(INFORMATION SUPPLIED)
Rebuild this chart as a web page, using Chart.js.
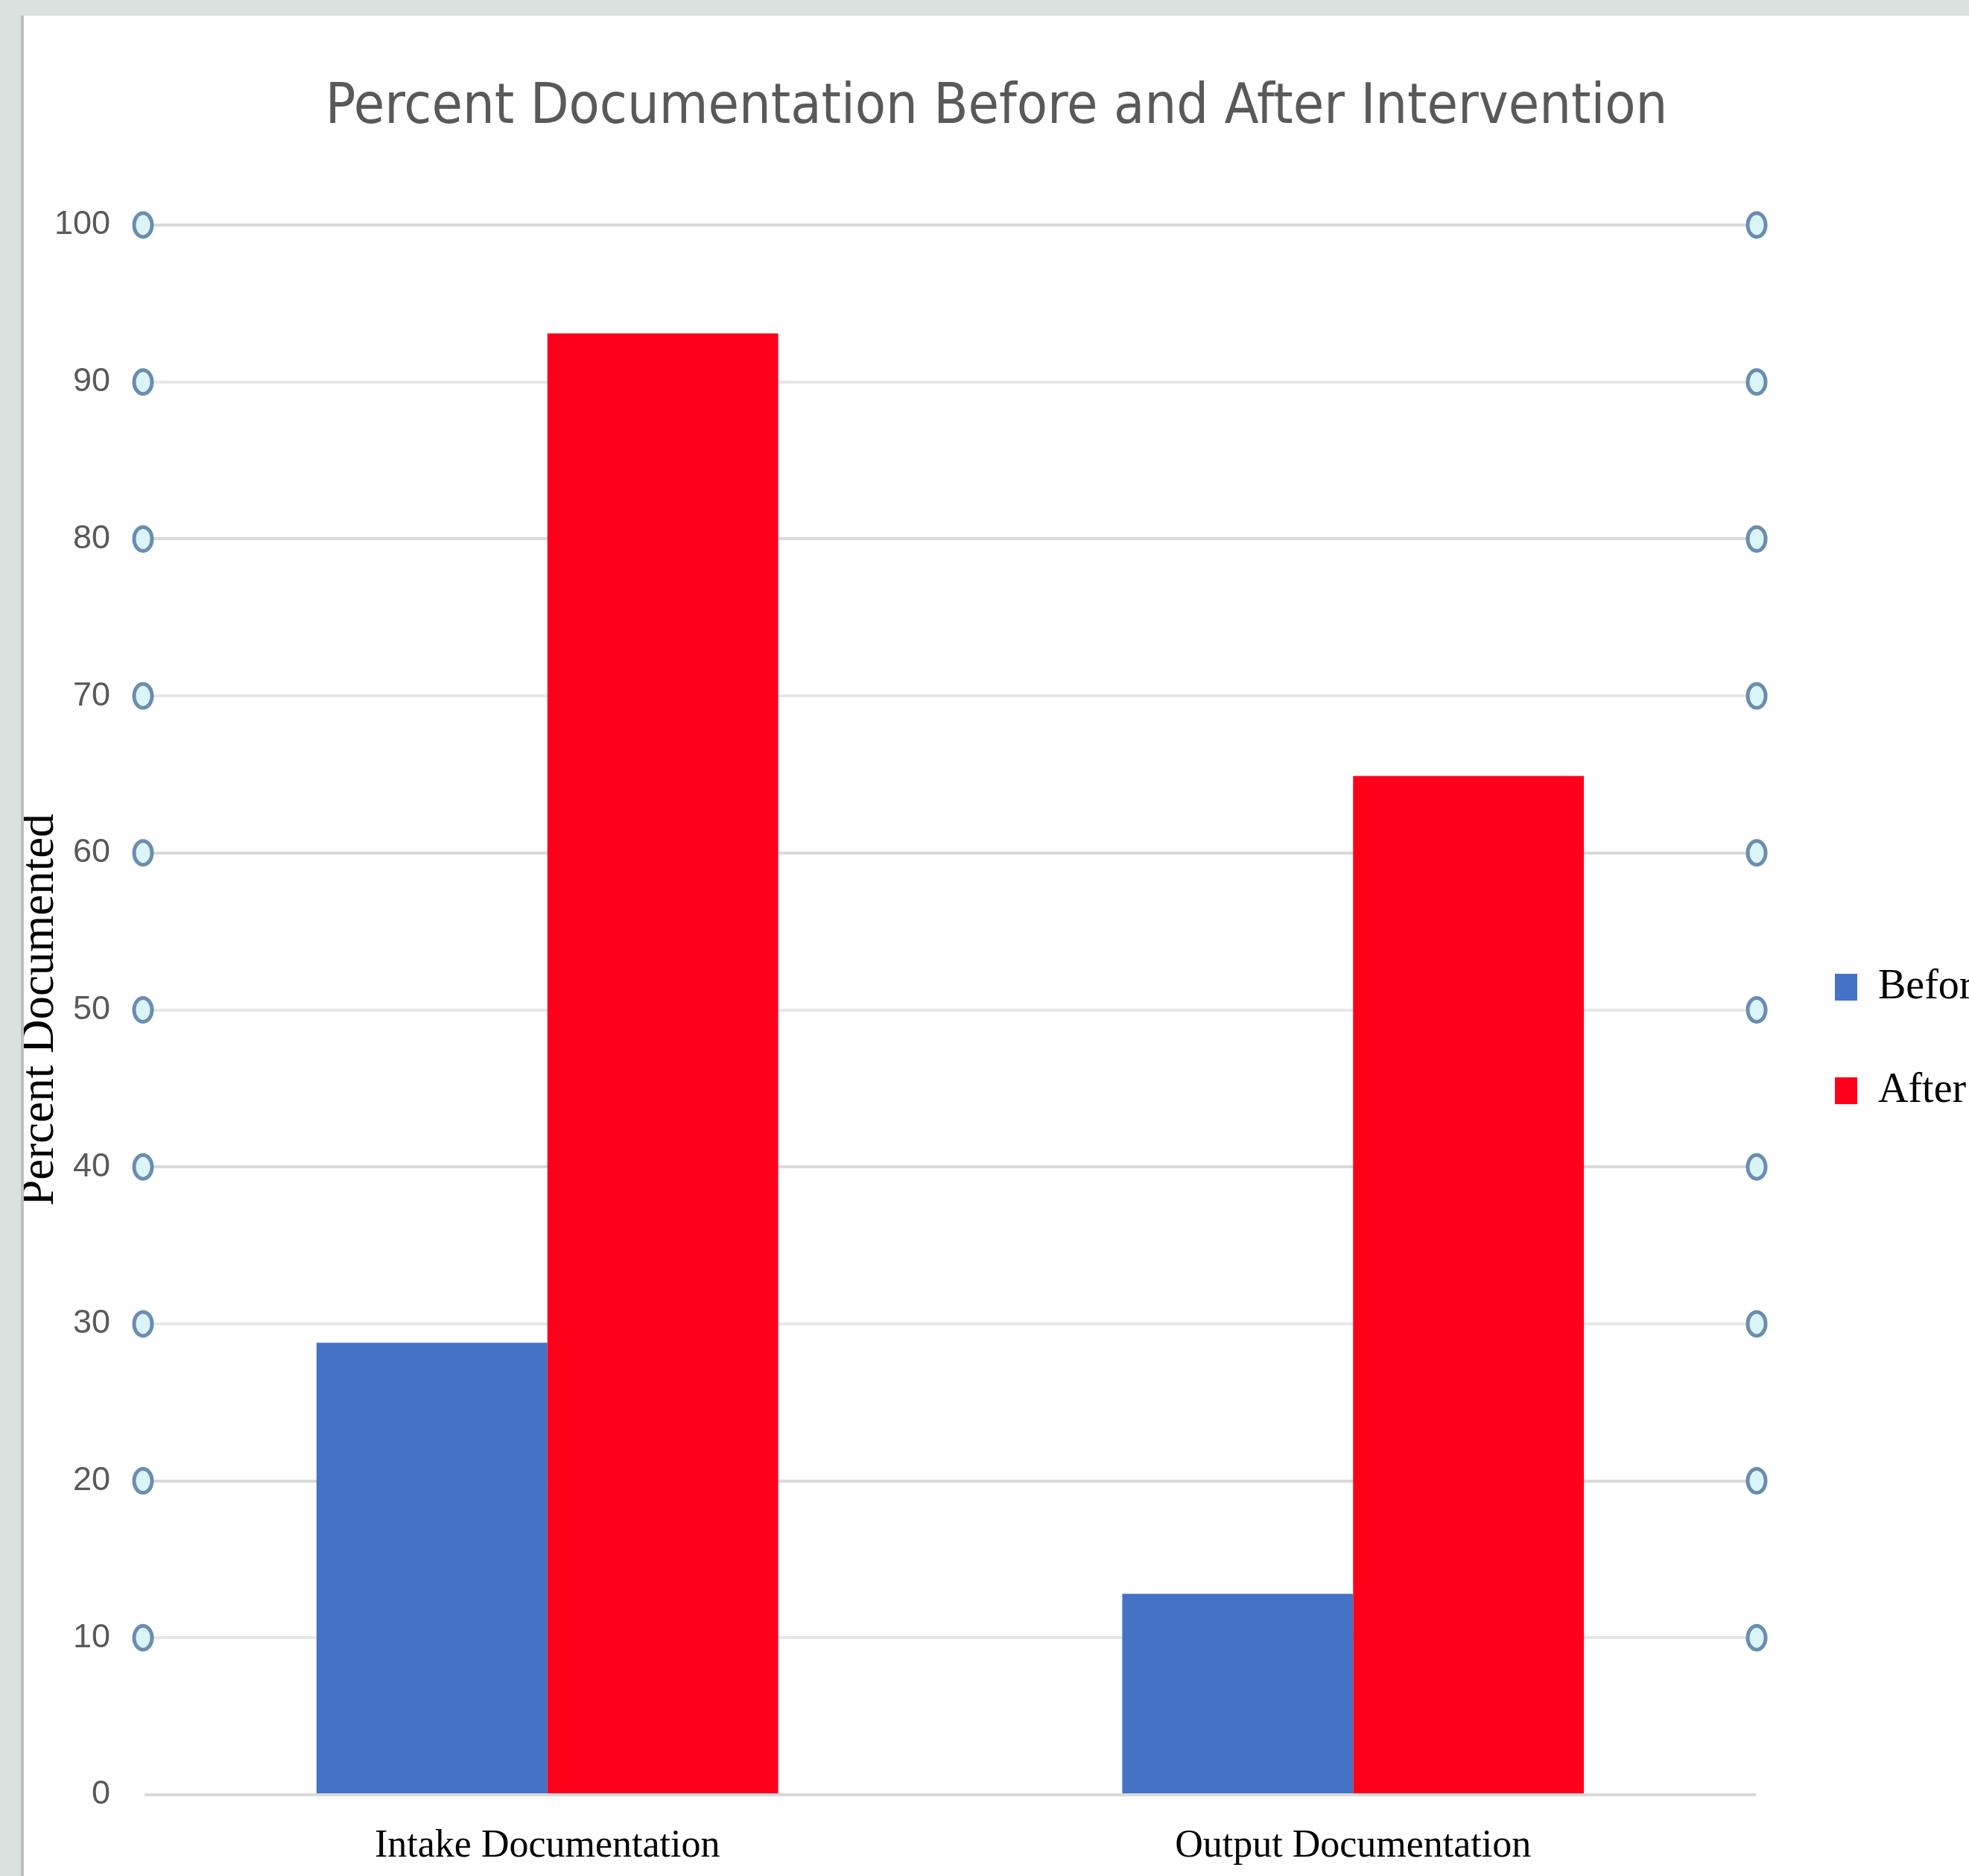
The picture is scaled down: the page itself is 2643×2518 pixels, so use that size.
<!DOCTYPE html>
<html>
<head>
<meta charset="utf-8">
<script src="https://cdn.jsdelivr.net/npm/chart.js@4.4.0/dist/chart.umd.min.js"></script>
<style>
  html, body { margin: 0; padding: 0; background: #d8e2df; overflow: hidden; }
  body { width: 2643px; height: 2518px; position: relative; }
  #panel { position: absolute; left: 28px; top: 21px; right: 0; bottom: 0; background: #fff; border-left: 4px solid #bfbfbf; }
  #chart { position: absolute; left: 0; top: 0; }
</style>
</head>
<body>
<div id="panel"><canvas id="chart" width="2611" height="2497"></canvas></div>
<script>
var categories = ['Intake Documentation', 'Output Documentation'];
var beforeValues = [28.8, 12.8];
var afterValues = [93.1, 64.9];
var yTickValues = [0, 10, 20, 30, 40, 50, 60, 70, 80, 90, 100];

var sansNarrow = '"Liberation Sans Narrow", "DejaVu Sans Condensed", "Liberation Sans", sans-serif';
var serif = '"Liberation Serif", "Times New Roman", serif';

// small ringed markers at both ends of every grid line
var tickMarkers = {
    id: 'tickMarkers',
    afterDatasetsDraw: function (chart) {
        var ctx = chart.ctx;
        var area = chart.chartArea;
        var y = chart.scales.y;
        ctx.save();
        ctx.lineWidth = 5;
        ctx.strokeStyle = '#6a8db0';
        ctx.fillStyle = '#dbf4f7';
        y.ticks.forEach(function (t) {
            if (t.value === 0) return;
            var py = y.getPixelForValue(t.value);
            [area.left - 2, area.right + 1].forEach(function (px) {
                ctx.beginPath();
                ctx.ellipse(px, py, 12, 16, 0, 0, Math.PI * 2);
                ctx.fill();
                ctx.stroke();
            });
        });
        ctx.restore();
    }
};

var ctx = document.getElementById('chart').getContext('2d');
var chart = new Chart(ctx, {
    type: 'bar',
    data: {
        labels: categories,
        datasets: [
            {
                label: 'Before',
                data: beforeValues,
                backgroundColor: '#4472c4',
                borderWidth: 0
            },
            {
                label: 'After',
                data: afterValues,
                backgroundColor: '#ff001b',
                borderWidth: 0
            }
        ]
    },
    options: {
        responsive: false,
        animation: false,
        devicePixelRatio: 1,
        layout: { padding: 0 },
        datasets: {
            bar: { categoryPercentage: 0.573, barPercentage: 1 }
        },
        scales: {
            x: {
                grid: { display: false },
                border: { display: false },
                ticks: {
                    color: '#000',
                    padding: 30,
                    font: { family: serif, size: 52, lineHeight: 1.2 }
                },
                afterFit: function (s) { s.height = 109; }
            },
            y: {
                min: 0,
                max: 100,
                afterBuildTicks: function (s) {
                    s.ticks = yTickValues.map(function (v) { return { value: v }; });
                },
                grid: {
                    drawTicks: false,
                    lineWidth: 4,
                    color: function (c) {
                        return c.tick && c.tick.value % 20 === 0 ? '#d9d9d9' : '#e7e7e7';
                    }
                },
                border: { display: false },
                ticks: {
                    color: '#595959',
                    padding: 46,
                    font: { family: '"Liberation Sans", Arial, sans-serif', size: 45 }
                },
                title: {
                    display: true,
                    text: 'Percent Documented',
                    color: '#000',
                    padding: 0,
                    font: { family: serif, size: 63, lineHeight: 0.7 }
                },
                afterFit: function (s) { s.width = 162; }
            },
            yRight: {
                position: 'right',
                min: 0,
                max: 100,
                grid: { display: false },
                border: { display: false },
                ticks: { display: false },
                afterFit: function (s) { s.width = 23; }
            }
        },
        plugins: {
            title: {
                display: true,
                text: 'Percent Documentation Before and After Intervention',
                color: '#595959',
                padding: { top: 80, bottom: 111 },
                font: { family: sansNarrow, size: 75, weight: 'normal', lineHeight: 1.2 }
            },
            legend: {
                position: 'right',
                fullSize: false,
                maxWidth: 263,
                title: {
                    display: true,
                    text: '',
                    padding: 0,
                    font: { size: 65, lineHeight: 1.2 }
                },
                labels: {
                    boxWidth: 30,
                    boxHeight: 36,
                    padding: 83,
                    color: '#000',
                    font: { family: serif, size: 56 }
                }
            },
            tooltip: { enabled: false }
        }
    },
    plugins: [tickMarkers]
});
</script>
</body>
</html>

(PROBLEM DESCRIPTION)
Write out, word for word, the lines from the start of the data through the one holding "80, 90, 100];". Omit pictures.

(SOLUTION BELOW)
Rebuild this chart as a web page, using Chart.js.
The picture is scaled down: the page itself is 2643×2518 pixels, so use that size.
<!DOCTYPE html>
<html>
<head>
<meta charset="utf-8">
<script src="https://cdn.jsdelivr.net/npm/chart.js@4.4.0/dist/chart.umd.min.js"></script>
<style>
  html, body { margin: 0; padding: 0; background: #d8e2df; overflow: hidden; }
  body { width: 2643px; height: 2518px; position: relative; }
  #panel { position: absolute; left: 28px; top: 21px; right: 0; bottom: 0; background: #fff; border-left: 4px solid #bfbfbf; }
  #chart { position: absolute; left: 0; top: 0; }
</style>
</head>
<body>
<div id="panel"><canvas id="chart" width="2611" height="2497"></canvas></div>
<script>
var categories = ['Intake Documentation', 'Output Documentation'];
var beforeValues = [28.8, 12.8];
var afterValues = [93.1, 64.9];
var yTickValues = [0, 10, 20, 30, 40, 50, 60, 70, 80, 90, 100];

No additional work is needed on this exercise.